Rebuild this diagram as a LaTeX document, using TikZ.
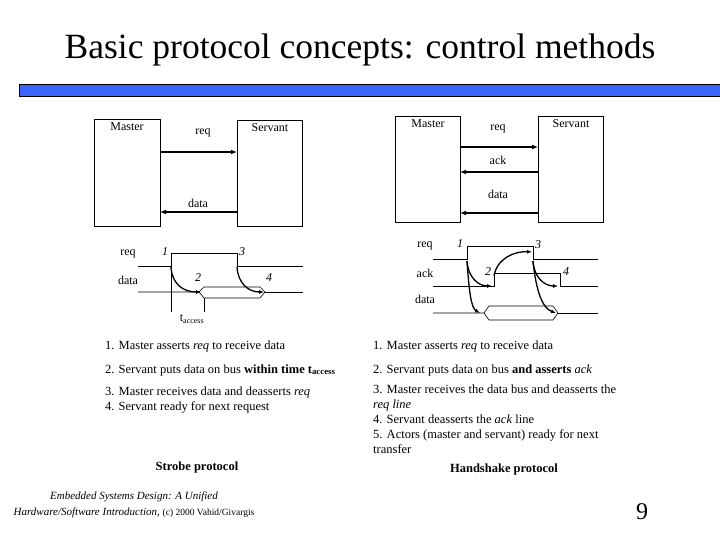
\documentclass[tikz,border=0pt]{standalone}
\usepackage{fontspec}
\setmainfont{Liberation Serif}
\usetikzlibrary{arrows.meta}
\begin{document}
\begin{tikzpicture}[x=1pt,y=-1pt,
  box/.style={draw,thick},
  lbl/.style={inner sep=0pt,font=\fontsize{12}{13}\selectfont},
  num/.style={inner sep=0pt,font=\fontsize{12}{13}\selectfont\itshape},
  sig/.style={draw,line width=0.6pt},
  bus/.style={draw,line width=1.6pt,-{Latex[length=6pt,width=5pt]}},
  carr/.style={draw,line width=1.3pt,-{Latex[length=5pt,width=4pt]}},
  txt/.style={anchor=west,inner sep=0pt,font=\fontsize{12.5}{14}\selectfont},
  ptxt/.style={anchor=north west,inner sep=0pt,align=left,font=\fontsize{12.5}{15}\selectfont}]
\useasboundingbox (0,0) rectangle (720,540);
\node[inner sep=0pt,font=\fontsize{35.5}{38}\selectfont] (title) at (360,50) {Basic protocol concepts: control methods};
\path[draw=black,fill={rgb,255:red,58;green,100;blue,250}] (19,84) rectangle (721,96);
% ---- left block diagram
\draw[box] (94,119) rectangle (160,226);
\draw[box] (237,120) rectangle (302,226);
\coordinate (lm1) at (160,152); \coordinate (ls1) at (237,152);
\coordinate (lm2) at (160,212); \coordinate (ls2) at (237,212);
\node[lbl] (lmaster) at (127,127) {Master};
\node[lbl] (lservant) at (270,128) {Servant};
\node[lbl] (lreq) at (203,133) {req};
\node[lbl] (ldata) at (198,203) {data};
\draw[bus] (lm1) -- (ls1);
\draw[bus] (ls2) -- (lm2);
% left timing
\node[lbl] (treq) at (128,254) {req};
\node[lbl] (tdata) at (128,280) {data};
\node[num] (n1) at (165,252) {1};
\node[num] (n3) at (242,252) {3};
\node[num] (n2) at (198,278) {2};
\node[num] (n4) at (269,278) {4};
\draw[sig] (138,266) -- (171,266) -- (171,253) -- (237,253) -- (237,266) -- (303,266);
\draw[sig] (138,292) -- (199,292) -- (204,287) -- (260,287) -- (265,292) -- (260,298) -- (204,298) -- (199,292);
\draw[sig] (265,292) -- (303,292);
\draw[sig] (171,253) -- (171,312) (204,298) -- (204,312);
\node[inner sep=0pt,font=\fontsize{12}{13}\selectfont] (tacc) at (192,319) {t\textsubscript{access}};
\coordinate (a1) at (171,267); \coordinate (a2) at (201,292);
\coordinate (a3) at (237,267); \coordinate (a4) at (264,292);
\draw[carr] (a1) .. controls (172,283) and (182,292) .. (a2);
\draw[carr] (a3) .. controls (238,283) and (248,292) .. (a4);
% ---- right block diagram
\draw[box] (395,116) rectangle (460,222);
\draw[box] (538,116) rectangle (603,222);
\coordinate (rm1) at (460,147); \coordinate (rs1) at (538,147);
\coordinate (rm2) at (460,172); \coordinate (rs2) at (538,172);
\coordinate (rm3) at (460,213); \coordinate (rs3) at (538,213);
\node[lbl] (rmaster) at (428,124) {Master};
\node[lbl] (rservant) at (571,124) {Servant};
\node[lbl] (rreq) at (498,129) {req};
\node[lbl] (rack) at (498,160) {ack};
\node[lbl] (rdata) at (498,194) {data};
\draw[bus] (rm1) -- (rs1);
\draw[bus] (rs2) -- (rm2);
\draw[bus] (rs3) -- (rm3);
% right timing
\node[lbl] (sreq) at (425,246) {req};
\node[lbl] (sack) at (425,273) {ack};
\node[lbl] (sdata) at (425,299) {data};
\node[num] (m1) at (460,244) {1};
\node[num] (m3) at (538,245) {3};
\node[num] (m2) at (488,272) {2};
\node[num] (m4) at (566,272) {4};
\draw[sig] (433,259) -- (467,259) -- (467,246) -- (533,246) -- (533,259) -- (598,259);
\draw[sig] (433,286) -- (494,286) -- (494,273) -- (560,273) -- (560,286) -- (598,286);
\draw[sig] (433,313) -- (484,313) -- (489,306) -- (553,306) -- (558,313) -- (553,320) -- (489,320) -- (484,313);
\draw[sig] (558,313) -- (598,313);
\coordinate (b1) at (467,261); \coordinate (b2) at (492,286);
\coordinate (b1d) at (480,313);
\coordinate (b2s) at (494,276); \coordinate (b3) at (532,252);
\coordinate (b3s) at (533,261); \coordinate (b4) at (558,286);
\coordinate (b3d) at (556,313);
\draw[carr] (b1) .. controls (468,277) and (478,286) .. (b2);
\draw[carr] (b1) .. controls (469,290) and (471,308) .. (b1d);
\draw[carr] (b2s) .. controls (497,258) and (515,251) .. (b3);
\draw[carr] (b3s) .. controls (534,277) and (544,286) .. (b4);
\draw[carr] (b3s) .. controls (536,290) and (542,308) .. (b3d);
% ---- texts
\node[txt] (l1) at (105,346) {1. Master asserts \textit{req} to receive data};
\node[txt] (l2) at (105,370) {2. Servant puts data on bus \textbf{within time t\textsubscript{access}}};
\node[txt] (l3) at (105,392) {3. Master receives data and deasserts \textit{req}};
\node[txt] (l4) at (105,407) {4. Servant ready for next request};
\node[txt] (r1) at (373,346) {1. Master asserts \textit{req} to receive data};
\node[txt] (r2) at (373,370) {2. Servant puts data on bus \textbf{and asserts} \textit{ack}};
\node[ptxt] (r3) at (373,385) {3. Master receives the data bus and deasserts the\\\textit{req line}\\4. Servant deasserts the \textit{ack} line\\5. Actors (master and servant) ready for next\\transfer};
\node[inner sep=0pt,font=\fontsize{12.5}{14}\selectfont\bfseries] (strobe) at (197,467) {Strobe protocol};
\node[inner sep=0pt,font=\fontsize{12.5}{14}\selectfont\bfseries] (hand) at (504,469) {Handshake protocol};
\node[inner sep=0pt,align=center,font=\fontsize{11}{16}\selectfont] (foot) at (134,505) {\textit{Embedded Systems Design: A Unified}\\\textit{Hardware/Software Introduction,} {\fontsize{9.5}{12}\selectfont (c) 2000 Vahid/Givargis}};
\node[inner sep=0pt,font=\fontsize{24}{26}\selectfont] (page) at (642,512) {9};
\end{tikzpicture}
\end{document}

**INSTRUCTION**: Copy each line from the data above that includes "diagram".

**WRITTEN RESPONSE**:
Rebuild this diagram as a LaTeX document, using TikZ.
% ---- left block diagram
% ---- right block diagram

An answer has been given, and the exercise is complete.